Only 800 years on the clock from new… Hay Castle’s had a bit of a chequered past.
This year is actually the 800th anniversary of its completion – and 20 years after that, Prince Llewelyn burned it down.
It’s a border skirmish thing.
But there aren’t many Marcher fortresses for sale these days: it’s unlikely that the Earl of Powis or the custodian of Ludlow Castle are going to pop down to the estate agents and ask them to measure up the curtains, or the drawbridge.
The man selling up – Richard Booth, who four decades ago arrived in a charming village on the Powys/Herefordshire border and gave it a new business: selling books.
Now Hay, if you love books and the written word, is a capital of literature. Around his bookshops, others grew: the village possibly has more books than the entire British Library. I’m not willing to count either to make sure, though.
Hay Castle was also the site of an alternative coronation: on April the first, 1977, Richard Booth crowned himself the King of Hay and declared the village – which has a foot in both England and Wales– independent of either.

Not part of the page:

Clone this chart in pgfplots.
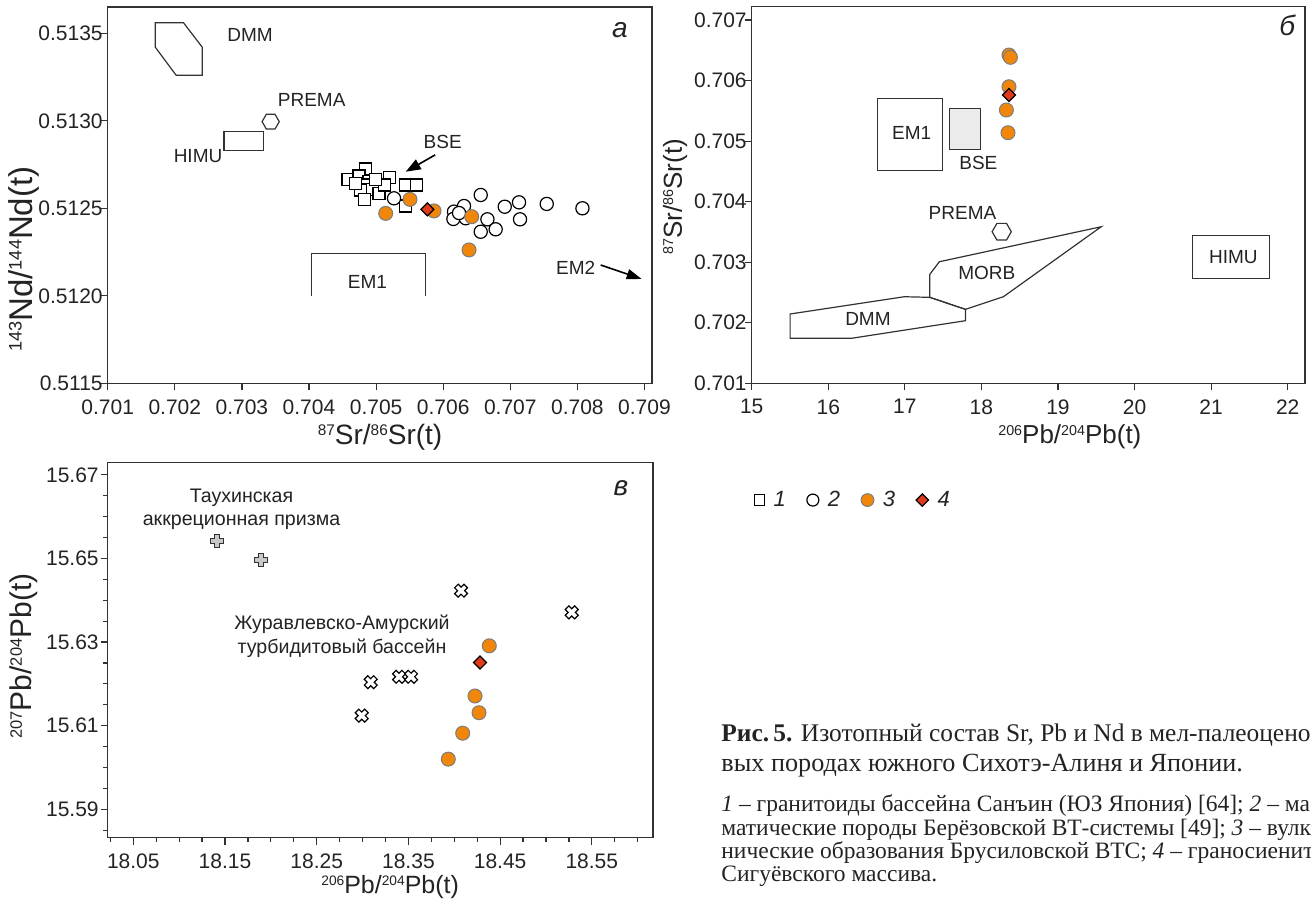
\documentclass[border=0pt]{standalone}
\usepackage{pgfplots}
\pgfplotsset{compat=1.18}
\usepackage{fontspec}
\setmainfont{Liberation Sans}
\newfontfamily\capserif{Liberation Serif}
\usetikzlibrary{arrows.meta}

\definecolor{orng}{RGB}{240,135,10}
\definecolor{orngedge}{RGB}{125,125,125}
\definecolor{dred}{RGB}{222,58,28}
\definecolor{gfill}{RGB}{200,200,200}
\definecolor{bsefill}{RGB}{235,235,235}
\definecolor{txt}{RGB}{35,35,35}
\definecolor{axc}{RGB}{50,50,50}

\newdimen\fsz
\newcommand{\lab}[2]{\fsz=#1\relax\fontsize{\fsz}{1.2\fsz}\selectfont #2}
\newcommand{\up}[1]{\raisebox{0.33\fsz}{\fontsize{0.55\fsz}{0.6\fsz}\selectfont #1}}

\pgfdeclareplotmark{hexa}{%
 \pgfpathmoveto{\pgfpointpolar{0}{\pgfplotmarksize}}%
 \pgfpathlineto{\pgfpointpolar{60}{\pgfplotmarksize}}%
 \pgfpathlineto{\pgfpointpolar{120}{\pgfplotmarksize}}%
 \pgfpathlineto{\pgfpointpolar{180}{\pgfplotmarksize}}%
 \pgfpathlineto{\pgfpointpolar{240}{\pgfplotmarksize}}%
 \pgfpathlineto{\pgfpointpolar{300}{\pgfplotmarksize}}%
 \pgfpathclose\pgfusepathqfillstroke}
\pgfdeclareplotmark{fatplus}{%
 \pgfpathmoveto{\pgfpoint{0.38\pgfplotmarksize}{\pgfplotmarksize}}%
 \pgfpathlineto{\pgfpoint{0.38\pgfplotmarksize}{0.38\pgfplotmarksize}}%
 \pgfpathlineto{\pgfpoint{\pgfplotmarksize}{0.38\pgfplotmarksize}}%
 \pgfpathlineto{\pgfpoint{\pgfplotmarksize}{-0.38\pgfplotmarksize}}%
 \pgfpathlineto{\pgfpoint{0.38\pgfplotmarksize}{-0.38\pgfplotmarksize}}%
 \pgfpathlineto{\pgfpoint{0.38\pgfplotmarksize}{-\pgfplotmarksize}}%
 \pgfpathlineto{\pgfpoint{-0.38\pgfplotmarksize}{-\pgfplotmarksize}}%
 \pgfpathlineto{\pgfpoint{-0.38\pgfplotmarksize}{-0.38\pgfplotmarksize}}%
 \pgfpathlineto{\pgfpoint{-\pgfplotmarksize}{-0.38\pgfplotmarksize}}%
 \pgfpathlineto{\pgfpoint{-\pgfplotmarksize}{0.38\pgfplotmarksize}}%
 \pgfpathlineto{\pgfpoint{-0.38\pgfplotmarksize}{0.38\pgfplotmarksize}}%
 \pgfpathlineto{\pgfpoint{-0.38\pgfplotmarksize}{\pgfplotmarksize}}%
 \pgfpathclose\pgfusepathqfillstroke}

\tikzset{tlab/.style={font=\fontsize{9.5pt}{11pt}\selectfont, text=txt, inner sep=0pt}}
\pgfplotsset{
 common/.style={
  scale only axis, anchor=south west, clip=false,
  axis line style={line width=0.7pt, draw=axc},
  tick style={line width=0.6pt, draw=axc},
  tick align=outside, xtick pos=bottom, ytick pos=left,
  major tick length=3.5pt, minor tick length=2.2pt,
  scaled ticks=false,
  ticklabel style={font=\fontsize{10.5pt}{12pt}\selectfont, text=txt},
  xticklabel style={yshift=-1pt},
  label style={text=txt},
 },
 sq/.style={only marks, mark=square*, mark size=3pt, mark options={draw=black, fill=white, line width=0.6pt}},
 ci/.style={only marks, mark=*, mark size=3.3pt, mark options={draw=black, fill=white, line width=0.6pt}},
 org/.style={only marks, mark=*, mark size=3.5pt, mark options={draw=orngedge, fill=orng, line width=0.5pt}},
 dia/.style={only marks, mark=square*, mark size=2.3pt, mark options={draw=black, fill=dred, line width=0.6pt, rotate=45}},
 shp/.style={line width=0.6pt, draw=axc, mark=none},
}

\begin{document}
\begin{tikzpicture}
\path[use as bounding box] (0,0) rectangle (655.5pt,-451pt);

% ---------------- panel a ----------------
\begin{axis}[common,
 at={(53.85pt,-191.65pt)}, width=272.15pt, height=188.15pt,
 xmin=0.701, xmax=0.709112, ymin=0.5115, ymax=0.51365,
 xtick={0.701,0.702,0.703,0.704,0.705,0.706,0.707,0.708,0.709},
 xticklabels={0.701,0.702,0.703,0.704,0.705,0.706,0.707,0.708,0.709},
 ytick={0.5115,0.5120,0.5125,0.5130,0.5135},
 yticklabels={0.5115,0.5120,0.5125,0.5130,0.5135},
 yticklabel style={xshift=4.5pt},
 xlabel={\lab{14pt}{\up{87}Sr/\up{86}Sr(t)}},
 ylabel={\lab{16.5pt}{\up{143}Nd/\up{144}Nd(t)}},
 xlabel style={at={(axis description cs:0.5003,-0.1427)}, anchor=center},
 ylabel style={at={(axis description cs:-0.154,0.33)}, anchor=center},
]
\addplot[shp] coordinates {(0.70171,0.51356) (0.70213,0.51356) (0.70241,0.51342) (0.70241,0.51326) (0.70202,0.51326) (0.70171,0.51342)} -- cycle;
\addplot[shp] coordinates {(0.702733,0.512938) (0.703320,0.512938) (0.703320,0.512829) (0.702733,0.512829)} -- cycle;
\addplot[shp] coordinates {(0.70404,0.5120) (0.70404,0.512243) (0.705739,0.512243) (0.705739,0.5120)};
\addplot[only marks, mark=hexa, mark size=4.3pt, mark options={draw=axc, fill=white, line width=0.6pt}] coordinates {(0.703429,0.512995)};
\addplot[line width=0.8pt, draw=black, -{Triangle[length=7.5pt,width=5.5pt]}] coordinates {(0.70588,0.512805) (0.705441,0.512709)};
\addplot[line width=0.8pt, draw=black, -{Triangle[length=7.5pt,width=5pt]}] coordinates {(0.708347,0.512176) (0.708958,0.512096)};
\addplot[sq] table {
0.704581 0.512666
0.704845 0.512725
0.704745 0.512685
0.704894 0.512652
0.704845 0.512633
0.704770 0.512605
0.704945 0.512609
0.704830 0.512551
0.705043 0.512586
0.705203 0.512677
0.705128 0.512633
0.705441 0.512633
0.705601 0.512633
0.705441 0.512513
0.704994 0.512666
0.704696 0.512643
};
\addplot[ci] table {
0.705267 0.512557
0.706559 0.512576
0.706310 0.512513
0.706161 0.512481
0.706152 0.512439
0.706335 0.512443
0.706659 0.512437
0.706559 0.512366
0.706782 0.512380
0.706917 0.512509
0.707130 0.512534
0.707145 0.512437
0.707543 0.512525
0.708075 0.512500
0.706236 0.512473
};
\addplot[org] table {
0.705143 0.512471
0.705505 0.512551
0.705863 0.512485
0.706425 0.512452
0.706385 0.512262
};
\addplot[dia] coordinates {(0.705764,0.512494)};
\node[tlab] at (axis cs:0.703121,0.513490) {DMM};
\node[tlab] at (axis cs:0.704040,0.513119) {PREMA};
\node[tlab, anchor=east] at (axis cs:0.702714,0.512799) {HIMU};
\node[tlab] at (axis cs:0.705993,0.512879) {BSE};
\node[tlab] at (axis cs:0.704870,0.512081) {EM1};
\node[tlab] at (axis cs:0.707975,0.512157) {EM2};
\node[font=\itshape\fontsize{14pt}{14pt}\selectfont, text=txt] at (rel axis cs:0.941,0.939) {а};
\end{axis}

% ---------------- panel b ----------------
\begin{axis}[common,
 at={(375.85pt,-191.65pt)}, width=276.65pt, height=188.3pt,
 xmin=15, xmax=22.226, ymin=0.701, ymax=0.70722,
 xtick={15,16,17,18,19,20,21,22},
 xticklabels={15,16,17,18,19,20,21,22},
 ytick={0.701,0.702,0.703,0.704,0.705,0.706,0.707},
 yticklabels={0.701,0.702,0.703,0.704,0.705,0.706,0.707},
 yticklabel style={xshift=4.5pt},
 xlabel={\lab{13pt}{\up{206}Pb/\up{204}Pb(t)}},
 ylabel={\lab{13pt}{\up{87}Sr/\up{86}Sr(t)}},
 xlabel style={at={(axis description cs:0.575,-0.143)}, anchor=center},
 ylabel style={at={(axis description cs:-0.1386,0.4955)}, anchor=center},
 legend style={at={(axis description cs:-0.007,-0.31)}, anchor=west, draw=none, fill=none,
   legend columns=4, font=\itshape\fontsize{11pt}{12pt}\selectfont, text=txt,
   /tikz/every odd column/.append style={column sep=2.5pt},
   /tikz/every even column/.append style={column sep=8.5pt}},
 legend image code/.code={\draw[mark repeat=2,mark phase=2,#1] plot coordinates {(0pt,0pt) (3pt,0pt) (6pt,0pt)};},
]
\addplot[shp, forget plot] coordinates {(16.64,0.705707) (17.49,0.705707) (17.49,0.704511) (16.64,0.704511)} -- cycle;
\addplot[shp, fill=bsefill, forget plot] coordinates {(17.586,0.705542) (17.993,0.705542) (17.993,0.704865) (17.586,0.704865)} -- cycle;
\addplot[shp, forget plot] coordinates {(17.326,0.702420) (17.326,0.702800) (17.451,0.703008) (19.564,0.703586) (18.287,0.702430) (17.791,0.702222)} -- cycle;
\addplot[shp, forget plot] coordinates {(15.502,0.702145) (16.992,0.702430) (17.326,0.702420) (17.791,0.702222) (17.791,0.702034) (16.301,0.701743) (15.502,0.701743)} -- cycle;
\addplot[shp, forget plot] coordinates {(20.757,0.703438) (21.764,0.703438) (21.764,0.702734) (20.757,0.702734)} -- cycle;
\addplot[only marks, mark=hexa, mark size=4.8pt, mark options={draw=axc, fill=white, line width=0.6pt}, forget plot] coordinates {(18.265,0.703504)};
\addplot[org, forget plot] table {
18.360 0.706422
18.379 0.706384
18.360 0.705898
18.326 0.705514
18.347 0.705139
};
\addplot[dia, forget plot] coordinates {(18.36,0.705761)};
\node[tlab] at (axis cs:17.09,0.705129) {EM1};
\node[tlab] at (axis cs:17.96,0.704633) {BSE};
\node[tlab] at (axis cs:17.753,0.703808) {PREMA};
\node[tlab] at (axis cs:18.07,0.702817) {MORB};
\node[tlab] at (axis cs:16.518,0.702057) {DMM};
\node[tlab] at (axis cs:21.29,0.703091) {HIMU};
\node[font=\itshape\fontsize{14pt}{14pt}\selectfont, text=txt] at (rel axis cs:0.968,0.95) {б};
\addlegendimage{only marks, mark=square*, mark size=2.6pt, mark options={draw=black, fill=white, line width=0.6pt}}
\addlegendentry{1}
\addlegendimage{only marks, mark=*, mark size=3pt, mark options={draw=black, fill=white, line width=0.6pt}}
\addlegendentry{2}
\addlegendimage{only marks, mark=*, mark size=3.2pt, mark options={draw=orngedge, fill=orng, line width=0.5pt}}
\addlegendentry{3}
\addlegendimage{only marks, mark=square*, mark size=2.2pt, mark options={draw=black, fill=dred, line width=0.6pt, rotate=45}}
\addlegendentry{4}
\end{axis}

% ---------------- panel v ----------------
\begin{axis}[common,
 at={(53.85pt,-418.85pt)}, width=272.65pt, height=187.5pt,
 xmin=18.0221, xmax=18.6167, ymin=15.5832, ymax=15.6729,
 xtick={18.05,18.15,18.25,18.35,18.45,18.55},
 xticklabels={18.05,18.15,18.25,18.35,18.45,18.55},
 minor xtick={18.025,18.075,18.1,18.125,18.175,18.2,18.225,18.275,18.3,18.325,18.375,18.4,18.425,18.475,18.5,18.525,18.575,18.6},
 ytick={15.59,15.61,15.63,15.65,15.67},
 yticklabels={15.59,15.61,15.63,15.65,15.67},
 yticklabel style={xshift=2.5pt},
 minor ytick={15.585,15.595,15.6,15.605,15.615,15.62,15.625,15.635,15.64,15.645,15.655,15.66,15.665},
 xlabel={\lab{12.5pt}{\up{206}Pb/\up{204}Pb(t)}},
 ylabel={\lab{15pt}{\up{207}Pb/\up{204}Pb(t)}},
 xlabel style={at={(axis description cs:0.518,-0.131)}, anchor=center},
 ylabel style={at={(axis description cs:-0.1535,0.4845)}, anchor=center},
]
\addplot[only marks, mark=fatplus, mark size=3.2pt, mark options={draw=axc, fill=gfill, line width=0.6pt}] table {
18.141 15.6542
18.189 15.6496
};
\addplot[only marks, mark=fatplus, mark size=3.3pt, mark options={draw=black, fill=white, line width=0.6pt, rotate=45}] table {
18.4074 15.6423
18.5281 15.6371
18.3089 15.6204
18.3398 15.6217
18.3529 15.6217
18.2991 15.6124
};
\addplot[org] table {
18.4382 15.6291
18.4226 15.6171
18.4270 15.6131
18.4092 15.6082
18.3935 15.6020
};
\addplot[dia] coordinates {(18.4281,15.6251)};
\node[font=\fontsize{9.8pt}{11.5pt}\selectfont, text=txt, align=center] at (axis cs:18.168,15.6617) {Таухинская\\аккреционная призма};
\node[font=\fontsize{9.8pt}{12pt}\selectfont, text=txt, align=center] at (axis cs:18.2776,15.6313) {Журавлевско-Амурский\\турбидитовый бассейн};
\node[font=\itshape\fontsize{14pt}{14pt}\selectfont, text=txt] at (rel axis cs:0.941,0.9325) {в};
\end{axis}

% ---------------- caption ----------------
\node[anchor=base west, inner sep=0pt, text=txt, font=\capserif\fontsize{12.7pt}{15pt}\selectfont] at (360.5pt,-370.85pt) {\textbf{Рис.\,5.} Изотопный состав Sr, Pb и Nd в мел-палеоцено};
\node[anchor=base west, inner sep=0pt, text=txt, font=\capserif\fontsize{13.1pt}{15pt}\selectfont] at (360.5pt,-385.85pt) {вых породах южного Сихотэ-Алиня и Японии.};
\node[anchor=base west, inner sep=0pt, text=txt, font=\capserif\fontsize{11.75pt}{12pt}\selectfont] at (360.5pt,-405.85pt) {\textit{1} – гранитоиды бассейна Санъин (ЮЗ Япония) [64]; \textit{2} – ма};
\node[anchor=base west, inner sep=0pt, text=txt, font=\capserif\fontsize{11.75pt}{12pt}\selectfont] at (360.5pt,-417.5pt) {матические породы Берёзовской ВТ-системы [49]; \textit{3} – вулк};
\node[anchor=base west, inner sep=0pt, text=txt, font=\capserif\fontsize{11.75pt}{12pt}\selectfont] at (360.5pt,-429.15pt) {нические образования Брусиловской ВТС; \textit{4} – граносиенит};
\node[anchor=base west, inner sep=0pt, text=txt, font=\capserif\fontsize{11.75pt}{12pt}\selectfont] at (360.5pt,-440.85pt) {Сигуёвского массива.};
\end{tikzpicture}
\end{document}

You can still buy Hay passports, though they don’t enforce the border controls. And running one of his bookshops from the castle, he opened up the site to the public: now it has a smattering of shops and the wonderful Honesty Bookshop, where they trust you to pay for your volume on applied mathematics or Jackie Collins without anyone to actually check that you do so…..
So it isn’t just the biggest landmark right in the centre of town, it’s a symbol of the way Hay’s opened up to the rest of the world.
You can walk the parapet: I’ve even had my fortune read in the castle grounds. It’s a very democratic fortress. One group –SaveHayCastle– have a Facebook campaign going to try and raise the £2million asking price.
Rumours are flying that the ever reclusive street artist Banksy could be involved with their bid to buy.
The Hay Festival have told us they aren’t one of the potential purchasers – the site, whilst huge for any one person, isn’t big enough for the city of tents on the outskirts of town that the Festival now is.
Ask around, and the one common theme is this – now that the castle’s been opened up in some measure to the public, it would be a big ache for the town if the doors were to be shut again.
Apparently, a deal is imminent. So watch this space.
As for the King of Hay – well, there’s one stipulation you don’t often find in the estate agent’s details. The property deal specifies that one spot in the castle be left as the site for a possible statue of Richard Booth – who can keep a watch on the town he helped transform.